- Born: Donald Jude Darensbourg 1941 (age 84–85) Baton Rouge, Louisiana, U.S.
- Education: California State University, Los Angeles BS (1964) University of Illinois Urbana-Champaign PhD (1968)
- Scientific career
- Thesis: Infrared intensities in substituted metal carbonyls (1968)
- Doctoral advisor: Theodore L. Brown

= Donald J. Darensbourg =

American inorganic chemist

Donald J. Darensbourg is an American inorganic chemist. He is a Distinguished Professor of Chemistry at Texas A&M University. He was elected a member of the National Academy of Sciences in 2022. His research focuses on the spectroscopy and mechanisms of metal carbonyl complexes and on the chemistry of carbon dioxide in catalytic copolymerization reactions with epoxides and oxetanes.

==Education==
Born in Baton Rouge, Louisiana, in 1941, Darensbourg obtained a BS from California State University, Los Angeles in 1964, followed by a PhD from University of Illinois Urbana-Champaign in 1968 under the guidance of Theodore L. Brown.

==Career==
Darensbourg started work as a research chemist at Texaco Research Center in 1968. In 1969, he was appointed assistant professor at the State University of New York at Buffalo.
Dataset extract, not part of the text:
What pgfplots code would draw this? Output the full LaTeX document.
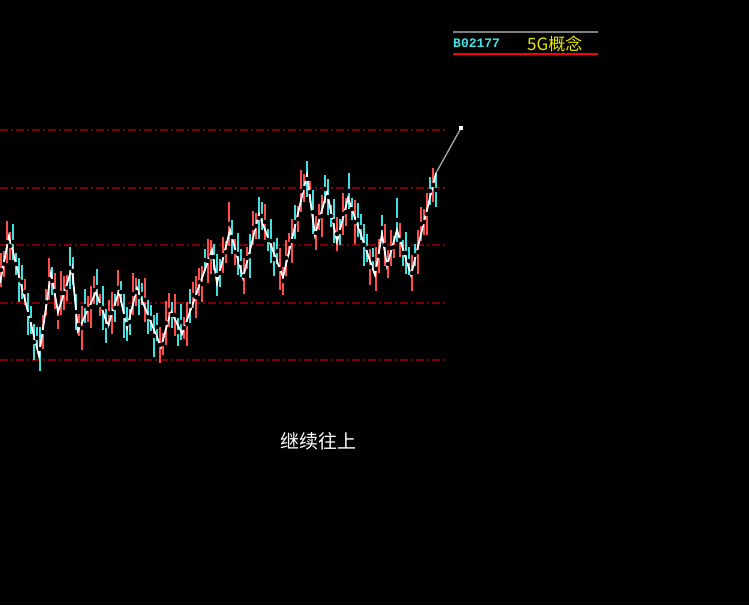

In 1973, he taught at Tulane University, eventually attaining the rank of professor. In 1982, Donald Darensbourg moved to Texas A&M University with Marcetta Y. Darensbourg. He was awarded the title of Distinguished Professor in 2010.

In 2023 Darensbourg was named the recipient of the Southeastern Conference (SEC) Faculty Achievement Award for Texas A&M.

Darensbourg's research interests include using carbon dioxide as monomer and solvent in the production of biodegradable copolymers.